For many to return there would have to be an amnesty for millions of men who fled conscription and fear being recruited into the army or jailed. Former residents of devastated areas have nothing to return to so temporary housing would have to be provided until new homes are constructed. Farmers would need financial aid to return to their land in abandoned villages and resume planting crops.
More than three years ago the World Bank warned that “the Syrian conflict broke down bilateral and transit trade routes, destabilised the region, and led to the largest displacement crisis since the Second World War. As a result, Syria’s neighbours faced the combination of a decrease in economic activity, deterioration in labour markets, and increase in poverty that would have overwhelmed even the world’s most advanced economies.”

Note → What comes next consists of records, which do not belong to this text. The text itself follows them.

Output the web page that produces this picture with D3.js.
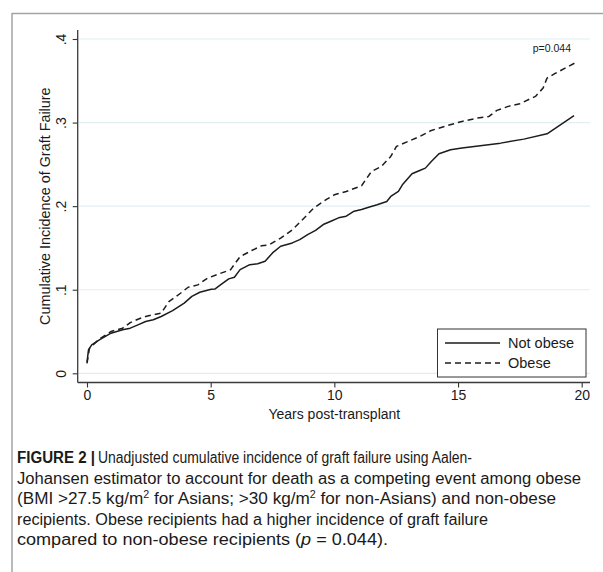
<!DOCTYPE html>
<html>
<head>
<meta charset="utf-8">
<script src="https://cdn.jsdelivr.net/npm/d3@7"></script>
<style>
  html, body { margin: 0; padding: 0; background: #fff; }
  svg { display: block; }
  text { font-family: "Liberation Sans", Arial, Helvetica, sans-serif; fill: #1a1a1a; }
</style>
</head>
<body>
<svg id="chart" width="603" height="572"></svg>
<script>
// Cumulative incidence of graft failure (Aalen-Johansen), by obesity status
const notObeseYears = [0, 0.06, 0.19, 0.5, 0.97, 1.44, 1.75, 2.06, 2.37, 2.68, 3.0, 3.46, 3.93, 4.24, 4.56, 5.02, 5.18, 5.41, 5.73, 5.96, 6.19, 6.58, 6.9, 7.2, 7.5, 7.83, 8.3, 8.6, 8.92, 9.24, 9.55, 9.86, 10.17, 10.48, 10.8, 11.1, 11.42, 11.73, 12.12, 12.28, 12.59, 12.75, 13.14, 13.45, 13.68, 13.92, 14.23, 14.7, 15.16, 16.72, 17.66, 18.6, 19.69];
const notObeseCI    = [0.013, 0.028, 0.034, 0.040, 0.048, 0.052, 0.054, 0.058, 0.062, 0.064, 0.068, 0.075, 0.084, 0.092, 0.097, 0.1006, 0.101, 0.106, 0.113, 0.115, 0.124, 0.130, 0.131, 0.134, 0.144, 0.152, 0.156, 0.160, 0.166, 0.171, 0.178, 0.182, 0.186, 0.188, 0.194, 0.196, 0.199, 0.2016, 0.2056, 0.2116, 0.2176, 0.2255, 0.2387, 0.2427, 0.2455, 0.2535, 0.2627, 0.2675, 0.2695, 0.2754, 0.2802, 0.2866, 0.3082];

const obeseYears = [0, 0.1, 0.5, 0.97, 1.44, 1.75, 2.06, 2.37, 3.0, 3.31, 3.78, 4.09, 4.48, 4.87, 5.34, 5.8, 6.19, 6.66, 7.05, 7.36, 7.83, 8.3, 8.77, 9.16, 9.7, 10.0, 10.48, 11.1, 11.5, 11.9, 12.28, 12.51, 12.98, 13.45, 13.92, 14.54, 15.16, 15.79, 16.25, 16.57, 17.03, 17.5, 18.13, 18.44, 18.6, 18.91, 19.77];
const obeseCI    = [0.012, 0.030, 0.041, 0.050, 0.054, 0.0607, 0.0647, 0.068, 0.072, 0.0858, 0.0958, 0.103, 0.1058, 0.1138, 0.119, 0.1238, 0.1397, 0.1469, 0.1525, 0.1537, 0.1617, 0.1717, 0.1856, 0.1976, 0.2084, 0.2136, 0.2176, 0.2244, 0.2415, 0.2475, 0.2595, 0.2715, 0.2774, 0.2834, 0.2906, 0.2962, 0.3014, 0.3054, 0.3074, 0.3146, 0.3194, 0.3226, 0.3313, 0.3413, 0.3533, 0.3585, 0.372];

const xTicks = [0, 5, 10, 15, 20];
const yTicks = [0, 0.1, 0.2, 0.3, 0.4];
const yTickLabels = ["0", ".1", ".2", ".3", ".4"];

const seriesNames = ["Not obese", "Obese"];
const pValueLabel = "p=0.044";

const svg = d3.select("#chart");

// page frame (top and left rules)
svg.append("line").attr("x1", 12).attr("x2", 603).attr("y1", 13.5).attr("y2", 13.5)
  .attr("stroke", "#a3a3a3").attr("stroke-width", 1.5);
svg.append("line").attr("x1", 12).attr("x2", 12).attr("y1", 13).attr("y2", 572)
  .attr("stroke", "#a3a3a3").attr("stroke-width", 1.5);

// plot region
const region = { left: 77.7, right: 590, top: 30, bottom: 382.5 };
const x = d3.scaleLinear().domain([0, 20]).range([87, 581.7]);
const y = d3.scaleLinear().domain([0, 0.4]).range([373.3, 39]);
const fontStack = '"Liberation Sans", Arial, sans-serif';

// horizontal gridlines
svg.append("g").selectAll("line").data(yTicks).join("line")
  .attr("x1", region.left + 1).attr("x2", region.right)
  .attr("y1", d => y(d)).attr("y2", d => y(d))
  .attr("stroke", "#e2eff2").attr("stroke-width", 1.2);

// x axis
const xAxis = svg.append("g").attr("transform", `translate(0,${region.bottom})`)
  .call(d3.axisBottom(x).tickValues(xTicks).tickSize(5).tickSizeOuter(0).tickPadding(3));
xAxis.select(".domain").remove();
xAxis.selectAll(".tick line").attr("stroke", "#333").attr("stroke-width", 1.1);
xAxis.selectAll(".tick text").attr("font-size", 14).attr("fill", "#1a1a1a")
  .style("font-family", fontStack);
svg.append("line").attr("x1", region.left).attr("x2", region.right)
  .attr("y1", region.bottom).attr("y2", region.bottom)
  .attr("stroke", "#3a3a3a").attr("stroke-width", 1.3);

// y axis, labels rotated
const yAxis = svg.append("g").attr("transform", `translate(${region.left},0)`)
  .call(d3.axisLeft(y).tickValues(yTicks).tickSize(5).tickSizeOuter(0)
    .tickFormat((d, i) => yTickLabels[i]));
yAxis.select(".domain").remove();
yAxis.selectAll(".tick line").attr("stroke", "#333").attr("stroke-width", 1.1);
yAxis.selectAll(".tick text")
  .attr("x", null).attr("dy", "0.35em")
  .attr("text-anchor", "middle")
  .attr("transform", "translate(-16.7,0) rotate(-90)")
  .attr("font-size", 14).attr("fill", "#1a1a1a")
  .style("font-family", fontStack);
svg.append("line").attr("x1", region.left).attr("x2", region.left)
  .attr("y1", region.top).attr("y2", region.bottom)
  .attr("stroke", "#3a3a3a").attr("stroke-width", 1.3);

// axis titles
svg.append("text").attr("x", (x(0) + x(20)) / 2).attr("y", 419)
  .attr("text-anchor", "middle").attr("font-size", 14)
  .text("Years post-transplant");
svg.append("text")
  .attr("transform", `translate(44.5,${(y(0) + y(0.4)) / 2}) rotate(-90)`)
  .attr("dy", "0.35em").attr("text-anchor", "middle").attr("font-size", 14.4)
  .text("Cumulative Incidence of Graft Failure");

// curves
const line = d3.line().x(d => x(d[0])).y(d => y(d[1]));
const notObese = d3.zip(notObeseYears, notObeseCI);
const obese = d3.zip(obeseYears, obeseCI);

svg.append("path").datum(notObese).attr("d", line)
  .attr("fill", "none").attr("stroke", "#1c1c1c").attr("stroke-width", 1.5)
  .attr("stroke-linejoin", "round");
svg.append("path").datum(obese).attr("d", line)
  .attr("fill", "none").attr("stroke", "#1c1c1c").attr("stroke-width", 1.5)
  .attr("stroke-dasharray", "6,4").attr("stroke-linejoin", "round");

// p-value annotation
svg.append("text").attr("x", 571).attr("y", 51.5).attr("text-anchor", "end")
  .attr("font-size", 10.5).attr("fill", "#333").text(pValueLabel);

// legend
const legend = svg.append("g");
legend.append("rect").attr("x", 437.5).attr("y", 329).attr("width", 148.5).attr("height", 48)
  .attr("fill", "#fff").attr("stroke", "#333").attr("stroke-width", 1);
const dashes = [null, "6,4"];
seriesNames.forEach((name, i) => {
  const ly = 343 + i * 20;
  legend.append("line").attr("x1", 445).attr("x2", 500).attr("y1", ly).attr("y2", ly)
    .attr("stroke", "#1c1c1c").attr("stroke-width", 1.4)
    .attr("stroke-dasharray", dashes[i]);
  legend.append("text").attr("x", 508).attr("y", ly).attr("dy", "0.35em")
    .attr("font-size", 14.5).text(name);
});

// figure caption: each run has a start x and an end x on its line
const caption = svg.append("g").attr("font-size", 16);
const capLines = [
  [{ x0: 17, x1: 95, parts: [["FIGURE 2 |", "bold"]] },
   { x0: 98, x1: 472, parts: [["Unadjusted cumulative incidence of graft failure using Aalen-", null]] }],
  [{ x0: 17, x1: 581, parts: [["Johansen estimator to account for death as a competing event among obese", null]] }],
  [{ x0: 17, x1: 556, parts: [["(BMI >27.5 kg/m", null], ["2", "sup"], [" for Asians; >30 kg/m", null], ["2", "sup"], [" for non-Asians) and non-obese", null]] }],
  [{ x0: 17, x1: 488, parts: [["recipients. Obese recipients had a higher incidence of graft failure", null]] }],
  [{ x0: 17, x1: 388, parts: [["compared to non-obese recipients (", null], ["p", "italic"], [" = 0.044).", null]] }]
];
capLines.forEach((runs, i) => {
  runs.forEach(run => {
    const t = caption.append("text").attr("x", run.x0).attr("y", 463 + i * 20.5)
      .attr("textLength", run.x1 - run.x0).attr("lengthAdjust", "spacingAndGlyphs");
    let raised = false;
    run.parts.forEach(([s, kind]) => {
      const ts = t.append("tspan").text(s);
      if (kind === "bold") ts.attr("font-weight", "bold");
      if (kind === "italic") ts.attr("font-style", "italic");
      if (kind === "sup") { ts.attr("font-size", 10).attr("dy", -6); raised = true; }
      else if (raised) { ts.attr("dy", 6); raised = false; }
    });
  });
});
</script>
</body>
</html>
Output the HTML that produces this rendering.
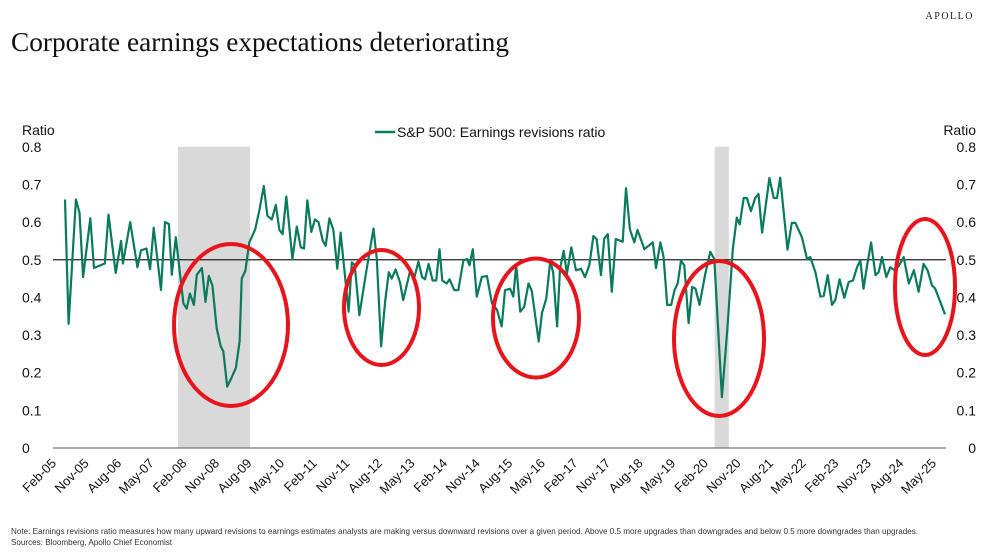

While violence in Myanmar, Ethiopia and Sudan requires urgent concerted international efforts to mediate truces, the West must end its efforts to use sanctions to destabilise Syria. This year Syria returned to the Arab League and would attract reconstruction investment from expatriate Syrians, foreign firms, and the Gulf. As the World Bank has suggested, this would have a positive impact on neighbouring Jordan, Lebanon, and Turkey and help stabilise the region.